Nobody actually comes out and says that it would be Good if there were no marriages but only a sexual free marketplace with no-strings sex of any and every imaginable kind between anybody who fancies it at that moment; happening all the time, in all places, in public - as much as possible, the more the better...


This is, in fact, where Western societies have been and are heading - but nobody actually promotes this as a Good thing. Indeed, I don't believe anybody at all actually regards it as a Good thing - and those few who really would like to create such a society wish it precisely because they know it would be a Bad thing: and because they are actively seeking evil.




Anyway, I offer these three maxims as possible ways of thinking more clearly about policy.


But, of course, that itself depends on the meta-ethic that clear thinking abut policy is itself a Good thing - and that rests upon some master ideology or religion which either frames and constrains all discourse or any kind between persons - or else there is no real discourse at all - but merely a maelstrom of sound and fury, signifying nothing.


Which is the current reality. 



4 comments:

Adrian H said...

Great post. One nitpick, though: no-fault divorce was preceded and driven by the increasing divorce rate, rather than vice versa. In a certain sense no-fault divorce was a pragmatic way to handle the overwhelming load of divorce cases that were clogging the courts (at least in the US).

Bruce Charlton said...

@Adrian - Well, that's one interpretation, but I don't want to get into specifics.

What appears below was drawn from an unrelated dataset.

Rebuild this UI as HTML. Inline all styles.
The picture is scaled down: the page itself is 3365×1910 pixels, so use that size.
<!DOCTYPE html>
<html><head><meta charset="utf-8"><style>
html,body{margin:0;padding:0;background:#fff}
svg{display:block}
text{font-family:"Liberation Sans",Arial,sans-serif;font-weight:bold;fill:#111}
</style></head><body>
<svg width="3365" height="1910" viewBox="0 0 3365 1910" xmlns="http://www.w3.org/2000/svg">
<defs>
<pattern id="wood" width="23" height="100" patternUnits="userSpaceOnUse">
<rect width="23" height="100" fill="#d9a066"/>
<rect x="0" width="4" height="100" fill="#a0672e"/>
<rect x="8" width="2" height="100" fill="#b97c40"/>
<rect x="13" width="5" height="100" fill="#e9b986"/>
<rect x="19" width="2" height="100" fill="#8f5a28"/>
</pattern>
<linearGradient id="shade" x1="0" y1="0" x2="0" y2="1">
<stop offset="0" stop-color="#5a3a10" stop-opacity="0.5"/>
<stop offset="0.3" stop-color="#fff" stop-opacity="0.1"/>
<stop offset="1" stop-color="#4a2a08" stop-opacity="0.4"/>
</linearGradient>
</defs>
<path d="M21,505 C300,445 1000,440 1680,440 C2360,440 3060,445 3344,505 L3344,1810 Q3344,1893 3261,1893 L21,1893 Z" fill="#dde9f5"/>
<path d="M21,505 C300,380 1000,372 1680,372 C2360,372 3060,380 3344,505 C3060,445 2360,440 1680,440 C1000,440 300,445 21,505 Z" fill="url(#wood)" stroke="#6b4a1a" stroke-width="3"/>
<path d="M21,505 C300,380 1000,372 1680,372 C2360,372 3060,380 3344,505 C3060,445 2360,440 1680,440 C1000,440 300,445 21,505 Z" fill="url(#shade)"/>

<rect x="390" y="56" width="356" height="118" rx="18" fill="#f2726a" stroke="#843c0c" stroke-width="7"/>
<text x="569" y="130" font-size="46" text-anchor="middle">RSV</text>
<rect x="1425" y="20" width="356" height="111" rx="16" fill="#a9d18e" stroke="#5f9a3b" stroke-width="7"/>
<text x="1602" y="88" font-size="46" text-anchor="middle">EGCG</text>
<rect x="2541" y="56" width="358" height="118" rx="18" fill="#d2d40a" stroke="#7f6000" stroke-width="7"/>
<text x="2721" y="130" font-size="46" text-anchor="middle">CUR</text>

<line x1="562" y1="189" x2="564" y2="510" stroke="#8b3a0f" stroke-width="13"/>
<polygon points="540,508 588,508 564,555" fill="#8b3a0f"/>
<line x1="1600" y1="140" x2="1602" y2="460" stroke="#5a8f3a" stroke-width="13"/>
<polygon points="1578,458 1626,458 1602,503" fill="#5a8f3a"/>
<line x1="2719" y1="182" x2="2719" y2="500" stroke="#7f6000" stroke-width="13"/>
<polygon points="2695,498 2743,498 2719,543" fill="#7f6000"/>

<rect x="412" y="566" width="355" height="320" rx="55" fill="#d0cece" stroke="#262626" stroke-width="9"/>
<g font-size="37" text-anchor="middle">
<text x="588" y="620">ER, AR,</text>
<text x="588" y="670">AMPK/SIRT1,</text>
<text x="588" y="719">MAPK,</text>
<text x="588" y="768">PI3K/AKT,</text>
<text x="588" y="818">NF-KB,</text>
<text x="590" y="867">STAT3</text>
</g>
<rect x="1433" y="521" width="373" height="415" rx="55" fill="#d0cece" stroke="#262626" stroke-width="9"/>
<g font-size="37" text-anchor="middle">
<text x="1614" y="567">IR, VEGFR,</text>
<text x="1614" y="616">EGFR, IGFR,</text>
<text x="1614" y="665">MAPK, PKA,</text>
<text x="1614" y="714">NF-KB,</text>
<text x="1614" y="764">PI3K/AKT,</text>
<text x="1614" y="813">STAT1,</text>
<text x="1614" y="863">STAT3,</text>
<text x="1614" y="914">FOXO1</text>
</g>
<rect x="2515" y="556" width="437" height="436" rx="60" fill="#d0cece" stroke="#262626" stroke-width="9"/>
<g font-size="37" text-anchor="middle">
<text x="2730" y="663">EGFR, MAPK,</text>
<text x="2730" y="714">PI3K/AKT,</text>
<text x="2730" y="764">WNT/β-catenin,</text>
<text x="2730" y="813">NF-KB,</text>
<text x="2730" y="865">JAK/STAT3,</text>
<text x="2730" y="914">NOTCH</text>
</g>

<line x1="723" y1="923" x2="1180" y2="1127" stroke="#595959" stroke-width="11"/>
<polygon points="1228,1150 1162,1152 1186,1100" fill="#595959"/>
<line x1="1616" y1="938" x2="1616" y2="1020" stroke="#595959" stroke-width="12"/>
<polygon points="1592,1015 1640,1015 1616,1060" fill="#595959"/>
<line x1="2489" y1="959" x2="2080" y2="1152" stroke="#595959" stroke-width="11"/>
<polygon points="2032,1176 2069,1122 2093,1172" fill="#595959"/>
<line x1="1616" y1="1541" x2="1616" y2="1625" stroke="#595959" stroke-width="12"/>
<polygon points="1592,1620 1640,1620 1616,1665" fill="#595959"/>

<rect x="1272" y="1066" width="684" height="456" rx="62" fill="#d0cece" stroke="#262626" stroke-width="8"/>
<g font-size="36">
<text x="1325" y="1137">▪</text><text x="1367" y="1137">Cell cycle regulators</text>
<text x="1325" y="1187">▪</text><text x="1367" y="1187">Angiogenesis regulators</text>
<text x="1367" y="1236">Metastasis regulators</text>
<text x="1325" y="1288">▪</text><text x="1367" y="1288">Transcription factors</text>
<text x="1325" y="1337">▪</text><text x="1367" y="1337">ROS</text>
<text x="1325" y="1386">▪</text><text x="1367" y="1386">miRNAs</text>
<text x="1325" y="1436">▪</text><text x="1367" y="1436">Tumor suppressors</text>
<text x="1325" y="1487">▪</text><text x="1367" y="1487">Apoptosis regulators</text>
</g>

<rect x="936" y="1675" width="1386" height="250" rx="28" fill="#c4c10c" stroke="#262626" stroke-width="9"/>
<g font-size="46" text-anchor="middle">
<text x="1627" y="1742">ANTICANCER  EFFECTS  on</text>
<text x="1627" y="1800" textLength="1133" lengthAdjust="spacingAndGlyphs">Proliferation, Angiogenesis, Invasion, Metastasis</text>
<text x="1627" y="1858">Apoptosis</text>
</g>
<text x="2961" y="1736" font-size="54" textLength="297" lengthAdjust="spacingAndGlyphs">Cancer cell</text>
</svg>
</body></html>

With law it is only slightly what is on the books, and mostly how the law is implemented - eg. current immigration 'laws'. A change in law often precedes the statutes.

EVIList said...

"(This comes from Thomas Sowell)"

Actually, it comes from Henry Hazlitt's Economics in One Lesson, who in turn took the idea from the French economist Frederic Bastiat. But you likely may have known that already.

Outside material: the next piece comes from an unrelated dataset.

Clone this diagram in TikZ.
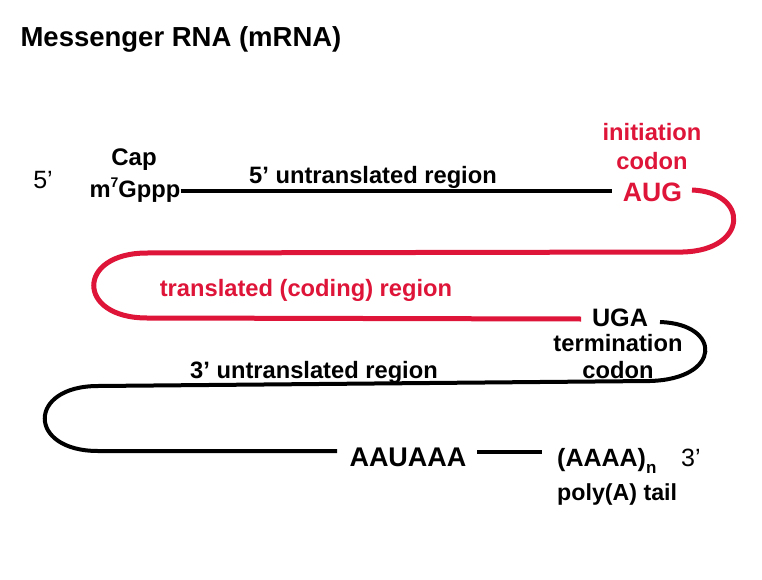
\documentclass[tikz,border=0pt]{standalone}
\usepackage{fontspec}
\setmainfont{Liberation Sans}
\newcommand\myfs[1]{\fontsize{#1}{#1}\selectfont}
\definecolor{rnared}{RGB}{222,20,56}
\begin{document}
\begin{tikzpicture}[x=1pt,y=-1pt,
  txt/.style={inner sep=0pt, anchor=base},
  bt/.style={txt, font=\bfseries\myfs{23.7}},
  blk/.style={line width=4pt, black},
  rline/.style={line width=5pt, rnared}]
\useasboundingbox (0,0) rectangle (762,580);
% texts
\node[txt, font=\bfseries\myfs{27.5}] (title) at (181,47) {Messenger RNA (mRNA)};
\node[txt, font=\myfs{25}] (five) at (43,189) {5’};
\node[txt, font=\bfseries\myfs{24}] (cap) at (134,165) {Cap};
\node[bt] (m7) at (135,197) {m\raisebox{0.42em}{\myfs{14}7}Gppp};
\node[bt] (utr5) at (373,183) {5’ untranslated region};
\node[bt, text=rnared] (init) at (652,141) {initiation};
\node[bt, text=rnared] (codon1) at (652,170) {codon};
\node[txt, font=\bfseries\myfs{26.6}, text=rnared] (aug) at (652.5,201) {AUG};
\node[bt, text=rnared] (coding) at (306,296) {translated (coding) region};
\node[txt, font=\bfseries\myfs{25.2}] (uga) at (620,326) {UGA};
\node[bt] (term) at (618,351) {termination};
\node[bt] (codon2) at (618,378) {codon};
\node[bt] (utr3) at (314,378) {3’ untranslated region};
\node[txt, font=\bfseries\myfs{27}] (aauaaa) at (408,466) {AAUAAA};
\node[txt, anchor=base west, font=\bfseries\myfs{25}] (polya) at (557,466) {(AAAA)\raisebox{-0.28em}{\myfs{17}n}};
\node[txt, anchor=base west, font=\myfs{25}] (three) at (681,466) {3’};
\node[txt, anchor=base west, font=\bfseries\myfs{23.2}] (tail) at (557,500) {poly(A) tail};
% connectors
\coordinate (a1) at (612,191);
\draw[blk] (m7.east |- a1) -- (a1);
\coordinate (r0) at (692,190);
\coordinate (r1) at (683,252);
\coordinate (r2) at (147,253);
\coordinate (r3) at (147,318);
\coordinate (r4) at (581,319);
\draw[rline] (r0) .. controls (749,192) and (749,250) .. (r1) -- (r2)
  .. controls (76,253) and (76,318) .. (r3) -- (r4);
\coordinate (b0) at (660,322);
\coordinate (b1) at (650,381);
\coordinate (b2) at (98,386);
\coordinate (b3) at (98,451);
\coordinate (b4) at (337,451);
\draw[blk] (b0) .. controls (722,324) and (722,379) .. (b1) -- (b2)
  .. controls (27,386) and (27,451) .. (b3) -- (b4);
\coordinate (b5) at (477,452);
\coordinate (b6) at (542,452);
\draw[blk] (b5) -- (b6);
\end{tikzpicture}
\end{document}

"Nobody actually regards abortion as a Good thing - a cause for celebration; something to be promoted, maximized, done as much as possible, in as many situations as possible, as the basis of a good and healthy and admirable society. (Or, at least, those who do believe this never admit to it.)"

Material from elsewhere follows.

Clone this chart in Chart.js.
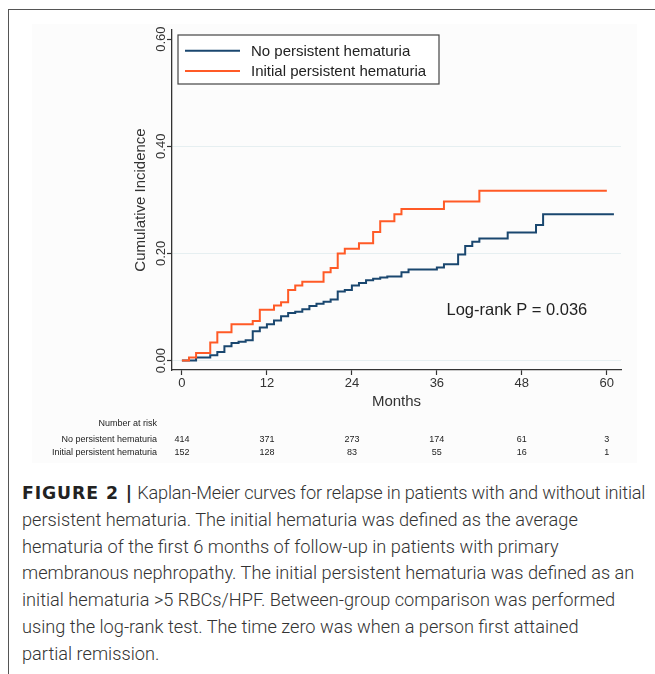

This is plainly false; please see for example the article "No-one is for abortion!" (part of François Tremblay's Pro-Abortion Series (not to be confused with the Pro-Choice position)), as well as Chapter 5. Abortion: The 'Pro-Death' View in Prof. David Benatar's book Better Never To Have Been (Oxford University Press, 2006).

Wm Jas Tychonievich said...

Pavel Petrovich wrung his hands. "After that I don't understand you. You insult the Russian people. I don't see how it's possible to reject principles and rules! On what basis can you act?"

"I've already told you, Uncle, we don't accept any authorities," Arkady intervened.

"We act on the basis of what we recognize as useful," Bazarov replied. "Nowadays the most useful thing of all is rejection -- we reject."

"Everything?"

"Everything."

"What? Not only art and poetry . . . but even . . . it's too awful to say . . ."

"Everything," Bazarov repeated with indescribable composure.

Pavel Petrovich stared at him. He hadn't expected this, and Arkady even blushed with delight.

"But allow me,"Nikolai Petrovich began. "You reject everything, or, to put it more precisely, you destroy everything . . . But one must also build."

"That's not for us to do . . . First, the ground must be cleared."

* * *

"Well , then? Are you taking action or what? Are you preparing to take action?"

Bazarov made no reply. Pavel Petrovich gave a little shudder, but then gained control of himself.

"Hmmm! To act, destroy . . .," he continued. "But how can one destroy without even knowing why?"

"We destroy because we're a force," Arkady observed.